TASK DIRECTIONS:
Take the lines from the beginning of the material through the line containing "(y7) at (253.5,535)" and retype them exactly, leaving the pictures out.

RAW DATA:
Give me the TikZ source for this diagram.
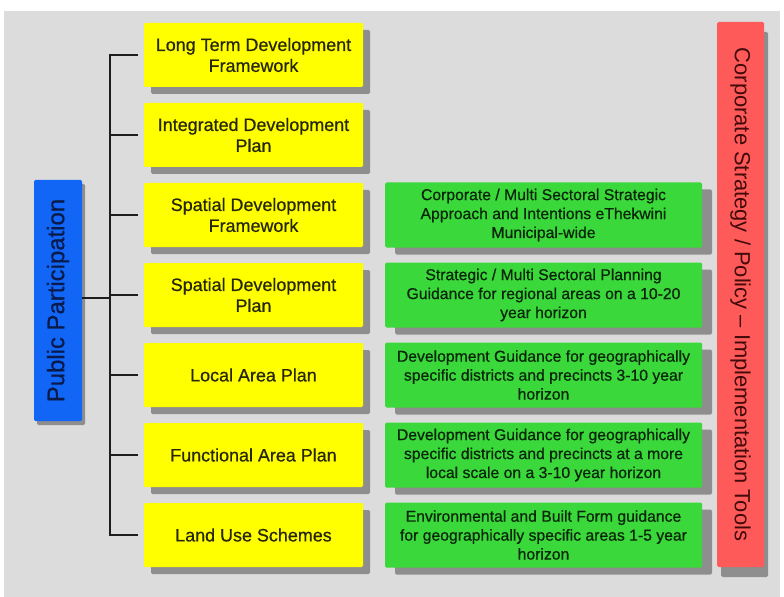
\documentclass[tikz,border=0pt]{standalone}
\usepackage{fontspec}
\setmainfont{Liberation Sans}
\newfontfamily\heavyish[FakeBold=0.6]{Liberation Sans}
\usetikzlibrary{shadows}

\definecolor{bgpanel}{HTML}{DCDCDC}
\definecolor{ylw}{HTML}{FFFF00}
\definecolor{ytxt}{HTML}{26260A}
\definecolor{grn}{HTML}{3AD83A}
\definecolor{gtxt}{HTML}{0A260A}
\definecolor{redbar}{HTML}{FF5A5A}
\definecolor{rtxt}{HTML}{420A0A}
\definecolor{bluebar}{HTML}{1166F5}
\definecolor{btxt}{HTML}{0A1A4A}
\definecolor{shd}{HTML}{8E8E8E}
\definecolor{linec}{HTML}{1E1E1E}

\begin{document}
\begin{tikzpicture}[x=1bp, y=-1bp,
  box/.style={rectangle, rounded corners=1.5bp, inner sep=0pt, align=center},
  ybox/.style={box, fill=ylw, text=ytxt, minimum width=219bp, minimum height=64bp,
    font=\heavyish\fontsize{18}{21}\selectfont,
    general shadow={fill=shd, shadow xshift=7bp, shadow yshift=-7bp}},
  gbox/.style={box, fill=grn, text=gtxt, minimum width=317bp, minimum height=65bp,
    font=\heavyish\fontsize{15.8}{19}\selectfont,
    general shadow={fill=shd, shadow xshift=10bp, shadow yshift=-7bp}},
  rbox/.style={box, fill=redbar, text=rtxt, minimum width=47bp, minimum height=545bp,
    font=\fontsize{22}{24}\selectfont,
    general shadow={fill=shd, shadow xshift=4bp, shadow yshift=-10bp}},
  bbox/.style={box, fill=bluebar, text=btxt, minimum width=48bp, minimum height=241bp,
    font=\heavyish\fontsize{24}{26}\selectfont,
    general shadow={fill=shd, shadow xshift=3bp, shadow yshift=-4bp}},
  link/.style={draw=linec, line width=1.6bp}
]
\useasboundingbox (0,0) rectangle (784,597);
\fill[bgpanel] (4,11) rectangle (780,597);

% planning instruments (yellow column)
\node[ybox] (y1) at (253.5,55)  {Long Term Development\\Framework};
\node[ybox] (y2) at (253.5,135) {Integrated Development\\Plan};
\node[ybox] (y3) at (253.5,215) {Spatial Development\\Framework};
\node[ybox] (y4) at (253.5,295) {Spatial Development\\Plan};
\node[ybox] (y5) at (253.5,375) {Local Area Plan};
\node[ybox] (y6) at (253.5,455) {Functional Area Plan};
\node[ybox] (y7) at (253.5,535) {Land Use Schemes};

% descriptions (green column)
\node[gbox] (g3) at (543.5,215) {Corporate / Multi Sectoral Strategic\\Approach and Intentions eThekwini\\Municipal-wide};
\node[gbox] (g4) at (543.5,295) {Strategic / Multi Sectoral Planning\\Guidance for regional areas on a 10-20\\year horizon};
\node[gbox] (g5) at (543.5,375) {Development Guidance for geographically\\specific districts and precincts 3-10 year\\horizon};
\node[gbox] (g6) at (543.5,455) {Development Guidance for geographically\\specific districts and precincts at a more\\local scale on a 3-10 year horizon};
\node[gbox] (g7) at (543.5,535) {Environmental and Built Form guidance\\for geographically specific areas 1-5 year\\horizon};

% side bars
\node[rbox] (corp) at (740.5,294.5) {\rotatebox{-90}{Corporate Strategy / Policy – Implementation Tools}};
\node[bbox] (pp) at (58,300.5) {\rotatebox{90}{Public Participation}};

% bracket joining public participation to the instruments
\foreach \i in {1,...,7} {
  \coordinate (t\i) at (110,{55+80*(\i-1)});
  \draw[link] (t\i) -- ([xshift=-6bp]y\i.west);
}
\draw[link, line cap=rect] (t1) -- (t7);
\coordinate (tp) at (110,298);
\draw[link] (pp.east |- tp) -- (tp);
\end{tikzpicture}
\end{document}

CORRECT RESULT:
Give me the TikZ source for this diagram.
\documentclass[tikz,border=0pt]{standalone}
\usepackage{fontspec}
\setmainfont{Liberation Sans}
\newfontfamily\heavyish[FakeBold=0.6]{Liberation Sans}
\usetikzlibrary{shadows}

\definecolor{bgpanel}{HTML}{DCDCDC}
\definecolor{ylw}{HTML}{FFFF00}
\definecolor{ytxt}{HTML}{26260A}
\definecolor{grn}{HTML}{3AD83A}
\definecolor{gtxt}{HTML}{0A260A}
\definecolor{redbar}{HTML}{FF5A5A}
\definecolor{rtxt}{HTML}{420A0A}
\definecolor{bluebar}{HTML}{1166F5}
\definecolor{btxt}{HTML}{0A1A4A}
\definecolor{shd}{HTML}{8E8E8E}
\definecolor{linec}{HTML}{1E1E1E}

\begin{document}
\begin{tikzpicture}[x=1bp, y=-1bp,
  box/.style={rectangle, rounded corners=1.5bp, inner sep=0pt, align=center},
  ybox/.style={box, fill=ylw, text=ytxt, minimum width=219bp, minimum height=64bp,
    font=\heavyish\fontsize{18}{21}\selectfont,
    general shadow={fill=shd, shadow xshift=7bp, shadow yshift=-7bp}},
  gbox/.style={box, fill=grn, text=gtxt, minimum width=317bp, minimum height=65bp,
    font=\heavyish\fontsize{15.8}{19}\selectfont,
    general shadow={fill=shd, shadow xshift=10bp, shadow yshift=-7bp}},
  rbox/.style={box, fill=redbar, text=rtxt, minimum width=47bp, minimum height=545bp,
    font=\fontsize{22}{24}\selectfont,
    general shadow={fill=shd, shadow xshift=4bp, shadow yshift=-10bp}},
  bbox/.style={box, fill=bluebar, text=btxt, minimum width=48bp, minimum height=241bp,
    font=\heavyish\fontsize{24}{26}\selectfont,
    general shadow={fill=shd, shadow xshift=3bp, shadow yshift=-4bp}},
  link/.style={draw=linec, line width=1.6bp}
]
\useasboundingbox (0,0) rectangle (784,597);
\fill[bgpanel] (4,11) rectangle (780,597);

% planning instruments (yellow column)
\node[ybox] (y1) at (253.5,55)  {Long Term Development\\Framework};
\node[ybox] (y2) at (253.5,135) {Integrated Development\\Plan};
\node[ybox] (y3) at (253.5,215) {Spatial Development\\Framework};
\node[ybox] (y4) at (253.5,295) {Spatial Development\\Plan};
\node[ybox] (y5) at (253.5,375) {Local Area Plan};
\node[ybox] (y6) at (253.5,455) {Functional Area Plan};
\node[ybox] (y7) at (253.5,535) {Land Use Schemes};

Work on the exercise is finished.